Image by Flickr user ashley.adcox
I think it helps to bear this list below in mind, not only when you are analyzing data, but also at the stage before that, when you are collecting it (whether looking for publicly available datasets or compiling freedom of information requests).
The simplest story; counting or totaling something: “Local councils across the country spent a total of £x billion on paper clips last year.” But it’s often difficult to know if that’s a lot or a little. For that, you need context, which can be provided by:
“Last year local councils spent two-thirds of their stationery budget on paper clips.”
“Local councils spend more on paper clips than on providing meals-on-wheels for the elderly.”

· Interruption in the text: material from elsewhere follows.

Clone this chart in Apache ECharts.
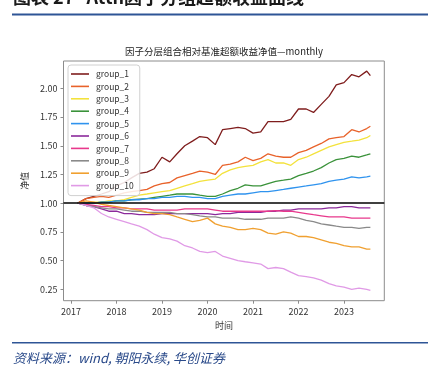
<!DOCTYPE html>
<html><head><meta charset="utf-8">
<script src="https://cdn.jsdelivr.net/npm/echarts@6/dist/echarts.min.js"></script>
<style>html,body{margin:0;padding:0;background:#fff}#c{width:428px;height:375px}</style>
</head><body><div id="c"></div>
<script>
const dates = [2017.15,2017.33,2017.5,2017.67,2017.83,2018.0,2018.17,2018.33,2018.5,2018.67,2018.83,2019.0,2019.17,2019.33,2019.5,2019.67,2019.83,2020.0,2020.17,2020.33,2020.5,2020.67,2020.83,2021.0,2021.17,2021.33,2021.5,2021.67,2021.83,2022.0,2022.17,2022.33,2022.5,2022.67,2022.83,2023.0,2023.17,2023.33,2023.5,2023.58];
const group_1 = [1.00,1.04,1.06,1.08,1.10,1.15,1.18,1.22,1.26,1.27,1.30,1.40,1.36,1.43,1.50,1.54,1.58,1.57,1.51,1.64,1.65,1.66,1.65,1.61,1.62,1.71,1.71,1.71,1.73,1.82,1.82,1.79,1.86,1.93,2.03,2.05,2.12,2.10,2.15,2.11];
const group_2 = [1.00,1.04,1.05,1.06,1.05,1.07,1.09,1.10,1.11,1.12,1.15,1.17,1.18,1.22,1.24,1.26,1.28,1.27,1.25,1.33,1.34,1.36,1.40,1.37,1.39,1.43,1.41,1.40,1.40,1.44,1.46,1.49,1.52,1.56,1.57,1.58,1.64,1.62,1.65,1.67];
const group_3 = [1.00,1.00,1.01,1.01,1.02,1.02,1.03,1.05,1.07,1.08,1.09,1.10,1.11,1.13,1.15,1.17,1.19,1.20,1.21,1.26,1.29,1.31,1.32,1.33,1.36,1.38,1.35,1.35,1.33,1.38,1.40,1.43,1.46,1.49,1.51,1.53,1.54,1.55,1.57,1.59];
const group_4 = [1.00,1.00,1.00,1.01,1.01,1.02,1.02,1.03,1.035,1.04,1.05,1.06,1.07,1.08,1.08,1.08,1.07,1.06,1.06,1.08,1.11,1.13,1.16,1.15,1.15,1.17,1.19,1.20,1.21,1.24,1.26,1.28,1.31,1.35,1.38,1.39,1.41,1.40,1.42,1.43];
const group_5 = [1.00,1.00,1.00,1.01,1.01,1.02,1.02,1.03,1.03,1.04,1.04,1.05,1.05,1.06,1.06,1.05,1.05,1.04,1.04,1.06,1.07,1.08,1.08,1.09,1.10,1.10,1.11,1.12,1.13,1.14,1.15,1.16,1.17,1.19,1.20,1.21,1.23,1.22,1.23,1.235];
const group_6 = [1.00,0.98,0.97,0.95,0.93,0.93,0.91,0.91,0.90,0.90,0.90,0.91,0.91,0.91,0.91,0.91,0.91,0.91,0.90,0.91,0.91,0.92,0.92,0.92,0.92,0.93,0.93,0.94,0.94,0.95,0.95,0.95,0.95,0.96,0.96,0.97,0.97,0.96,0.96,0.96];
const group_7 = [1.00,0.99,0.98,0.97,0.97,0.96,0.96,0.95,0.95,0.95,0.94,0.94,0.94,0.94,0.95,0.95,0.95,0.95,0.94,0.93,0.93,0.93,0.93,0.93,0.93,0.93,0.935,0.93,0.93,0.92,0.91,0.90,0.89,0.88,0.88,0.88,0.87,0.87,0.87,0.87];
const group_8 = [1.00,0.98,0.97,0.96,0.95,0.95,0.94,0.93,0.93,0.92,0.92,0.92,0.92,0.91,0.91,0.90,0.89,0.88,0.88,0.87,0.87,0.87,0.86,0.86,0.86,0.87,0.87,0.87,0.88,0.87,0.85,0.84,0.82,0.81,0.80,0.79,0.79,0.78,0.79,0.79];
const group_9 = [1.00,1.02,1.01,0.99,0.98,0.97,0.96,0.95,0.94,0.92,0.91,0.91,0.90,0.88,0.86,0.84,0.85,0.87,0.82,0.80,0.79,0.77,0.77,0.78,0.77,0.74,0.73,0.75,0.74,0.71,0.71,0.70,0.68,0.66,0.65,0.63,0.62,0.62,0.60,0.60];
const group_10 = [1.00,0.98,0.96,0.91,0.88,0.86,0.84,0.82,0.80,0.77,0.73,0.70,0.69,0.67,0.63,0.61,0.58,0.57,0.58,0.54,0.52,0.50,0.49,0.48,0.47,0.43,0.44,0.43,0.40,0.37,0.36,0.35,0.33,0.30,0.28,0.27,0.25,0.26,0.25,0.24];
const seriesNames = ['group_1','group_2','group_3','group_4','group_5','group_6','group_7','group_8','group_9','group_10'];
const seriesValues = [group_1,group_2,group_3,group_4,group_5,group_6,group_7,group_8,group_9,group_10];
const yTicks = [0.25,0.5,0.75,1.0,1.25,1.5,1.75,2.0];
const xTicks = [2017,2018,2019,2020,2021,2022,2023];
const colors = ['#7f1d1d','#e8622a','#f3e23c','#3a923a','#2f93ee','#8b2a9b','#e8388c','#8a8a8a','#f0a030','#e09ae6'];

const chart = echarts.init(document.getElementById('c'), null, {renderer:'canvas'});
const series = seriesNames.map((n,i)=>({
  name:n, type:'line', showSymbol:false, symbol:'none', animation:false,
  data: dates.map((d,j)=>[d, seriesValues[i][j]]),
  lineStyle:{width:1.3, color:colors[i]}, itemStyle:{color:colors[i]},
  z: 3
}));
series[9].markLine = {silent:true, symbol:'none', label:{show:false}, animation:false,
  lineStyle:{color:'#000', width:1.5, type:'solid'}, data:[{yAxis:1}]};

const font = '"Noto Sans CJK SC","Noto Sans",sans-serif';
chart.setOption({
  animation:false,
  textStyle:{fontFamily:font},
  grid:{left:63.5, right:43.7, top:61, bottom:74.3, show:true, borderColor:'#8c8c8c', borderWidth:1},
  xAxis:{type:'value', min:2016.835, max:2023.886, name:'时间', nameLocation:'middle', nameGap:20,
    nameTextStyle:{fontSize:9, color:'#333', fontFamily:font},
    axisLine:{show:false}, splitLine:{show:false},
    axisTick:{show:true, length:3, lineStyle:{color:'#8c8c8c'}, customValues:xTicks},
    axisLabel:{fontSize:9, color:'#333', margin:6, customValues:xTicks, formatter:v=>String(Math.round(v))}},
  yAxis:{type:'value', min:0.151, max:2.238, name:'净值', nameLocation:'middle', nameGap:28, nameRotate:90,
    nameTextStyle:{fontSize:9, color:'#333', fontFamily:font},
    axisLine:{show:false}, splitLine:{show:false},
    axisTick:{show:true, length:3, lineStyle:{color:'#8c8c8c'}, customValues:yTicks},
    axisLabel:{fontSize:9, color:'#333', margin:6, customValues:yTicks, formatter:v=>v.toFixed(2)}},
  legend:{orient:'vertical', left:68, top:65, icon:'rect', itemWidth:18, itemHeight:1.6, itemGap:2.4,
    padding:[4,6,5,3], borderColor:'#d0d0d0', borderWidth:1, borderRadius:3,
    backgroundColor:'rgba(255,255,255,0.85)',
    textStyle:{fontSize:8.5, color:'#333', lineHeight:10, padding:[0,0,0,2]},
    data:seriesNames},
  graphic:[
    {type:'text', left:13, top:-12, style:{text:'图表 27   Attn因子分组超额收益曲线', font:'bold 18px "Noto Sans CJK SC"', fill:'#1a1a1a'}},
    {type:'rect', shape:{x:12, y:13.5, width:416, height:2}, style:{fill:'#2e5596'}},
    {type:'text', x:224, y:47, style:{text:'因子分层组合相对基准超额收益净值—monthly', font:'9.5px "Noto Sans CJK SC"', fill:'#222', textAlign:'center'}},
    {type:'rect', shape:{x:12, y:342, width:416, height:1.5}, style:{fill:'#2e5596'}},
    {type:'text', left:13, top:352, style:{text:'资料来源：wind, 朝阳永续, 华创证券', font:'italic 13px "Noto Sans CJK SC"', fill:'#2a4a8a'}}
  ],
  series:series
});
</script></body></html>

“Council spending on paper clips last year was twice the nation’s overseas aid budget.”
There are also other ways of exploring the data in a contextual or comparative way:
Change over time
“Council spending on paper clips has trebled in the past four years.”
These are often geographical or by institution, and you must make sure the basis for comparison is fair (e.g., taking into account the size of the local population).
“Borsetshire Council spends more on paper clips for each member of staff than any other local authority, at a rate four times the national average.”
Or you can divide the data subjects into groups:
Analysis by categories
“Councils run by the Purple Party spend 50% more on paper clips than those controlled by the Yellow Party.”
Or you can relate factors numerically:
“Councils run by politicians who have received donations from stationery companies spend more on paper clips, with spending increasing on average by £100 for each pound donated.”
But, of course, always remember that correlation and causation are not the same thing.
So if you’re investigating paper clip spending, are you also getting the following figures?
- Total spending to provide context?
- Geographical/historical/other breakdowns to provide comparative data?
- The additional data you need to ensure comparisons are fair, such as population size?
- Other data that might provide interesting analysis to compare or relate the spendin to?